If tomorrow never comes, will I ever know that I was in love?

Oct 23, 2005 03:59


Wow. I have a whole new outlook on life. I have everything I need and more, and I don't know why it took this long to realize it. I've sat here with mhp for the past 2 hours just crying, over everything and anything. Ok, tonight I could have literally died. We got too crazy and happy and I laughed and started choking until i was about to pass out b/c i couldn't breathe...and then we came in and watched this movie that really made you think. We don't know how long we have on this earth and you shouldn't just let it pass you by. God's really trying to get my attention. We can't put things off...especially your relationship with God. I have everything...and i was sitting around feeling sorry for myself for no good reason. Yes, there are a lot of things I would like to say to certain people, and it's hard to find the right words to say to get your point across, but you don't know how long you have to express yourself. I'm being so hipocritical right now b/c there's one person that means the world to me, and I can't bring myself to tell them. But if I don't, I may be missing something, and I may never get another opportunity to tell them.

I kept looking for this fairy-tale to happen, but if I go out looking for it-it's not going to happen. If I let God have his way with my life instead of me thinking i know whats best for me..I would be a whole lot better off. It's amazing how much can happen over a week. I need to stop trying to grow up so fast. We don't remember days or years...we remember moments.

Mary Helen.

I'm so glad I have someone like you that I can talk to and share everything. It seems like yesterday we were sitting in your living room talking at your 14th b'day party, never even thinking that we'd still be friends, sharing all of this. We've grown up together. Everything that's happened over the past few years...we've gone through together. It seems like yesterday and yet..it feels like years ago..we seemed so young, SOO much has happend over the past year I don't even know where to start. This summer we became so close. Actually, a lot happened this summer, and I can't say that I "regret" anything because everything happens for  a reason, but I'm not sayin there weren't a million things I could have and possibly should have done differently. I've never openly cried and shared everything that i shared with you, with anyone else before. We seriously have something that people search for their entire lives..and we've taken our friendship for granted for so long. I can't believe how emotional tonight was, but there's something I think I might have left out. To you, to him, to everyone.

Life is what you make it.

God is real.

Love is real.

Don't ever take anything or anyone for granted. Don't put anything off for tommorow. We're not promised tommorrow. But we are promised an eternity in heaven if we live our life by God's will.

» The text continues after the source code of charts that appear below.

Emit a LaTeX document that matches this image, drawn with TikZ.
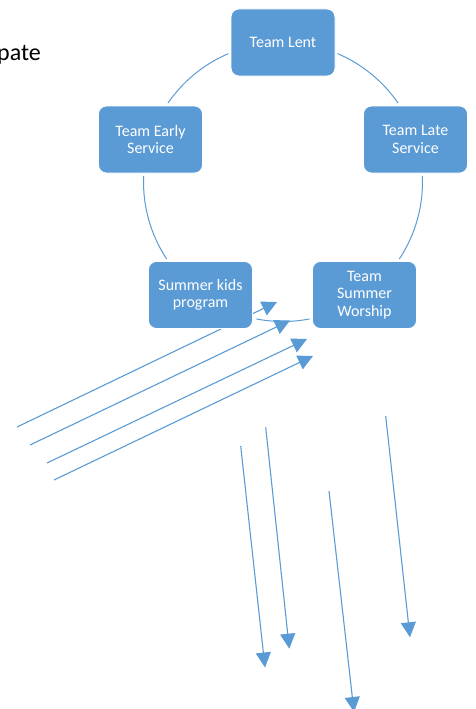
\documentclass[tikz,border=0pt]{standalone}
\usepackage{fontspec}
\setmainfont{Carlito}
\usepackage{tikz}
\usetikzlibrary{arrows.meta}
\definecolor{cycle_blue}{RGB}{91,155,213}

\begin{document}
\begin{tikzpicture}[x=1pt, y=1pt,
    team/.style={rectangle, rounded corners=8pt, fill=cycle_blue, draw=white,
      line width=0.8pt, minimum width=104pt, minimum height=67pt, inner sep=2pt,
      align=center, text=white, font=\fontsize{16}{17.6}\selectfont},
    ring/.style={draw=cycle_blue, line width=1pt},
    stray/.style={draw=cycle_blue, line width=1.1pt,
      -{Triangle[length=15pt,width=15pt]}}]
        % Page frame
        \useasboundingbox (0,0) rectangle (475,-709);
        \clip (0,0) rectangle (475,-709);
        % Cut-off heading
        \node[anchor=base west, inner sep=0pt,
          font=\fontsize{24}{28}\selectfont] (heading) at (-3,-61) {pate};
        % Slanted arrows (they pass behind the boxes)
        \coordinate (s1) at (17,-427);  \coordinate (e1) at (277,-302);
        \coordinate (s2) at (30,-445);  \coordinate (e2) at (290,-320.5);
        \coordinate (s3) at (47,-463);  \coordinate (e3) at (307,-339);
        \coordinate (s4) at (54,-480);  \coordinate (e4) at (313,-356);
        \draw[stray] (s1) -- (e1);
        \draw[stray] (s2) -- (e2);
        \draw[stray] (s3) -- (e3);
        \draw[stray] (s4) -- (e4);
        % Falling arrows
        \coordinate (d1) at (240.7,-446);  \coordinate (f1) at (265,-667.5);
        \coordinate (d2) at (265.7,-427.3); \coordinate (f2) at (289.3,-648.7);
        \coordinate (d3) at (329,-491);    \coordinate (f3) at (354,-712);
        \coordinate (d4) at (385.7,-416);  \coordinate (f4) at (410,-637.3);
        \draw[stray] (d1) -- (f1);
        \draw[stray] (d2) -- (f2);
        \draw[stray] (d3) -- (f3);
        \draw[stray] (d4) -- (f4);
        % Cycle ring
        \coordinate (ctr) at (283,-182);
        \draw[ring] ([shift={(113:139.5)}]ctr)
          arc[start angle=113, end angle=145.5, radius=139.5];
        \draw[ring] ([shift={(67:139.5)}]ctr)
          arc[start angle=67, end angle=34.5, radius=139.5];
        \draw[ring] ([shift={(177.5:139.5)}]ctr)
          arc[start angle=177.5, end angle=213.5, radius=139.5];
        \draw[ring] ([shift={(259:139.5)}]ctr)
          arc[start angle=259, end angle=281, radius=139.5];
        \draw[ring] ([shift={(326.5:139.5)}]ctr)
          arc[start angle=326.5, end angle=362.5, radius=139.5];
        % Teams
        \node[team] (lent) at (283,-42.5) {Team Lent};
        \node[team] (early) at (150.5,-139.5) {Team Early\\Service};
        \node[team] (late) at (415.5,-139.5) {Team Late\\Service};
        \node[team] (kids) at (200.5,-295) {Summer kids\\program};
        \node[team] (worship) at (364.5,-295) {Team\\Summer\\Worship};
      \end{tikzpicture}
\end{document}
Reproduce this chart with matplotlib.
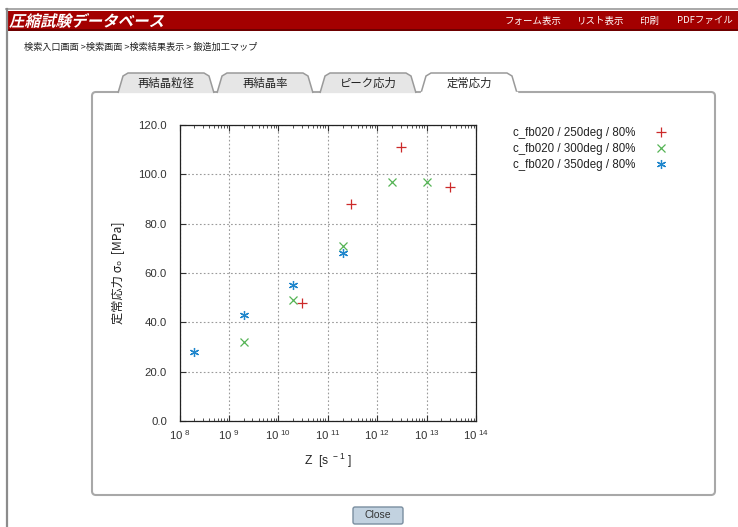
import numpy as np
import matplotlib
matplotlib.use("Agg")
import matplotlib.pyplot as plt
from matplotlib.patches import Rectangle, Polygon, FancyBboxPatch, PathPatch
from matplotlib.textpath import TextPath
from matplotlib.font_manager import FontProperties
from matplotlib.transforms import Affine2D
from matplotlib.ticker import LogLocator, MultipleLocator, FormatStrFormatter, NullFormatter, FuncFormatter

plt.rcParams["font.family"] = ["Liberation Sans", "Noto Sans CJK JP", "DejaVu Sans"]
plt.rcParams["mathtext.default"] = "regular"
JP = ["Noto Sans CJK JP", "DejaVu Sans"]

# series: strain rate parameter Z [1/s] and steady stress [MPa]
z_250 = [3e10, 3e11, 3e12, 3e13]
s_250 = [48, 88, 111, 95]
z_300 = [2e9, 2e10, 2e11, 2e12, 1e13]
s_300 = [32, 49, 71, 97, 97]
z_350 = [2e8, 2e9, 2e10, 2e11]
s_350 = [28, 43, 55, 68]
labels = ["c_fb020 / 250deg / 80%", "c_fb020 / 300deg / 80%", "c_fb020 / 350deg / 80%"]

tabs = ["再結晶粒径", "再結晶率", "ピーク応力", "定常応力"]
links = ["フォーム表示", "リスト表示", "印刷", "PDFファイル"]
crumb = "検索入口画面 >検索画面 >検索結果表示 > 鍛造加工マップ"

W, H = 738, 527
fig = plt.figure(figsize=(W / 100, H / 100), dpi=100)

# page chrome drawn in pixel coordinates
bg = fig.add_axes([0, 0, 1, 1])
bg.set_xlim(0, W); bg.set_ylim(H, 0); bg.axis("off")
bg.plot([6, W], [9, 9], color="#9a9a9a", lw=1.2)
bg.plot([6.5, 6.5], [9, H], color="#8c8c8c", lw=1.6)
bg.add_patch(Rectangle((7, 10.5), W - 7, 20.5, color="#a30000", lw=0))
bg.add_patch(Rectangle((7, 29), W - 7, 2, color="#6e0000", lw=0))

tp = TextPath((0, 0), "圧縮試験データベース", size=15.5,
              prop=FontProperties(family="Noto Sans CJK JP", weight="bold"))
tr = Affine2D().skew_deg(14, 0).scale(1, -1).translate(9, 26.5) + bg.transData
bg.add_patch(PathPatch(tp, transform=tr, color="white", lw=0))

for s, x in zip(links, [505, 577, 640, 677]):
    bg.text(x, 21, s, color="white", fontsize=6.8, family=JP, va="center", ha="left")
bg.text(24, 47.5, crumb, color="#222222", fontsize=6.6, family=JP, va="center", ha="left")

# panel
bg.add_patch(FancyBboxPatch((92, 92), 623, 403, boxstyle="round,pad=0,rounding_size=4",
                            fc="white", ec="#a8a8a8", lw=1.5))
tab_x = [118, 217, 320, 421]
for i, (s, x0) in enumerate(zip(tabs, tab_x)):
    w = 96
    pts = [(x0, 93), (x0 + 5, 76), (x0 + 10, 73), (x0 + w - 10, 73), (x0 + w - 5, 76), (x0 + w, 93)]
    active = i == len(tabs) - 1
    bg.add_patch(Polygon(pts, closed=False, fc="white" if active else "#e6e6e6",
                         ec="#9a9a9a", lw=1.1))
    if active:
        bg.plot([x0 + 1, x0 + w - 1], [93, 93], color="white", lw=2.5)
    bg.text(x0 + w / 2, 83, s, fontsize=8.2, family=JP, color="#222222",
            ha="center", va="center")

# close button
bg.add_patch(FancyBboxPatch((353, 507), 50, 17, boxstyle="round,pad=0,rounding_size=2",
                            fc="#c2d2e0", ec="#7a8ea0", lw=1))
bg.text(378, 515.5, "Close", fontsize=7.5, color="#333333", ha="center", va="center")

# chart
ax = fig.add_axes([179.5 / W, 1 - 421 / H, 296.5 / W, 296 / H])
c_red, c_green, c_blue = "#cc2a2a", "#55b455", "#1f86cc"
asterisk = (6, 2, 0)
ax.plot(z_250, s_250, "+", color=c_red, ms=6.5, mew=0.9, ls="none", label=labels[0])
ax.plot(z_300, s_300, "x", color=c_green, ms=6, mew=0.9, ls="none", label=labels[1])
ax.plot(z_350, s_350, marker=asterisk, color=c_blue, ms=6.5, mew=0.9, ls="none", label=labels[2])

ax.set_xscale("log")
ax.set_xlim(1e8, 1e14)
ax.set_ylim(0, 120)
ax.xaxis.set_major_locator(LogLocator(base=10, numticks=10))
ax.xaxis.set_major_formatter(FuncFormatter(lambda v, p: "10$^{\\ %d}$" % round(np.log10(v))))
ax.xaxis.set_minor_locator(LogLocator(base=10, subs=np.arange(2, 10), numticks=20))
ax.xaxis.set_minor_formatter(NullFormatter())
ax.yaxis.set_major_locator(MultipleLocator(20))
ax.yaxis.set_major_formatter(FormatStrFormatter("%.1f"))
ax.tick_params(which="both", direction="in", top=True, right=True, colors="#333333",
               labelsize=8.2, labelcolor="#333333")
ax.tick_params(which="major", length=4, width=0.8)
ax.tick_params(which="minor", length=2, width=0.6)
ax.tick_params(axis="y", pad=9)
ax.tick_params(axis="x", pad=5)
ax.grid(True, which="major", ls=(0, (1.5, 2)), color="#9a9a9a", lw=0.8)
for sp in ax.spines.values():
    sp.set_color("#222222"); sp.set_linewidth(0.9)

ax.set_xlabel("Z  [s$^{\\ -1}$ ]", fontsize=8.8, color="#222222", labelpad=7)
ax.set_ylabel("定常応力 σₒ  [MPa]", fontsize=8.8, color="#222222", family=JP, labelpad=10)

fig.legend(loc="upper left", bbox_to_anchor=(503 / W, 1 - 117 / H), frameon=False,
           markerfirst=False, fontsize=8.3, handlelength=1.2, handletextpad=1.6,
           labelspacing=0.35, labelcolor="#222222")

fig.savefig("out.png", dpi=100)
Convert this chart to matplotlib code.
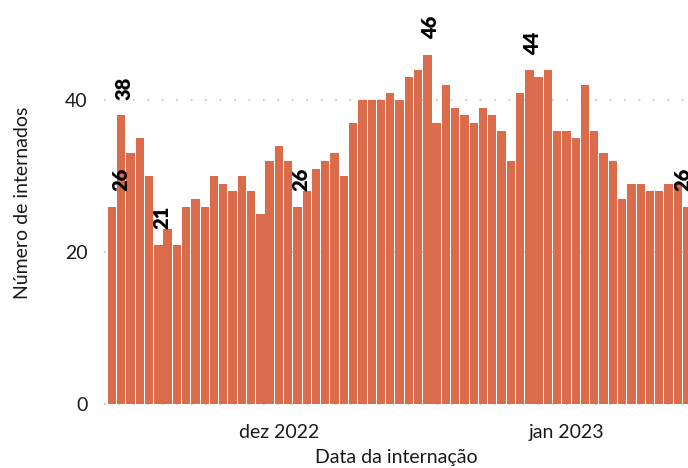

I'm not sure if I even made my point, I'm just rambling. I'm so confused..but at the same time, i have life all figured out. I don't need guy to make me happy, I don't need material possesions to really live...All I need is God.

If anyone ever has anything to say to me at all...don't hesitate. Say it. I won't get mad..i won't get weirded out..and I'm not going to judge you. I can honestly promise anyone that i can relate or at least understand each and every problem that someone has at this moment.

IM me...xtinatinabobina or tinacookie241.

All I need to do now is follow my own advice. I took you for granted. And I'm sorry. But I can't let another day pass by without letting you know this. I'm sick of being afraid.

I'll leave this entry with this one thought in your head, If you had one day left to live...You would do everything in your power to make sure you did and said everything you've ever wanted...you'd pray...you call on God to save you. If You're life were to end..can you honestly say you'd have no regrets...would you go to heaven...do your loved ones know that you love them...do they know how much you cared? Treat every day as if it were your last, because it may very well be.

If I had one thing left to say here on this earth,

My famous last words would be:

God Is the way, the truth, and the life...forever.